GMMA (Guppy Multiple MA)

1. Introduction & Hook

The world of algorithmic trading is filled with strategies that promise to capture trends, filter noise, and deliver consistent profits. Among these, the Guppy Multiple Moving Average (GMMA) stands out for its unique approach to trend analysis and market timing. Whether you are a seasoned trader or a curious developer, understanding the GMMA strategy can open new doors to systematic trading. In this article, we will explore the GMMA in depth, from its market logic and mathematical foundation to Pine Script, Python, Node.js, implementations. We will also cover advanced topics such as risk management, multi-timeframe analysis, AI/ML enhancements, and automated testing. By the end, you will have a comprehensive understanding of how to leverage GMMA for robust trading strategies.

2. What is GMMA (Guppy Multiple MA)?

The Guppy Multiple Moving Average (GMMA) is a technical analysis tool developed by Daryl Guppy. It uses two sets of exponential moving averages (EMAs) to analyze the behavior of traders and investors in the market.

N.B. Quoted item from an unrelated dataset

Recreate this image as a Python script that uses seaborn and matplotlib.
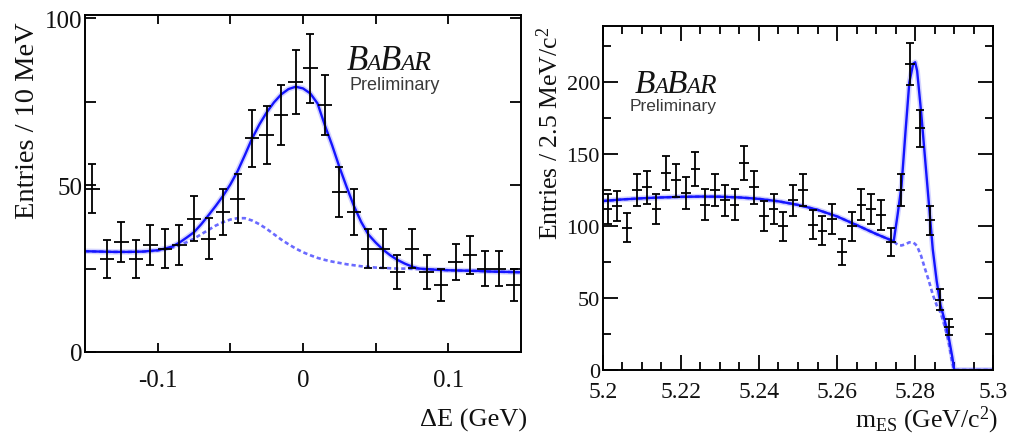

The short-term group reflects the actions of traders, while the long-term group represents investors. By observing the interaction between these groups, GMMA helps identify trend strength, reversals, and optimal entry and exit points.

  • Short-term EMAs: Typically 3, 5, 8, 10, 12, and 15 periods.
  • Long-term EMAs: Typically 30, 35, 40, 45, 50, and 60 periods.

The GMMA is not just a collection of moving averages; it is a framework for understanding market psychology and crowd behavior. It is widely used in equities, forex, crypto, and other asset classes.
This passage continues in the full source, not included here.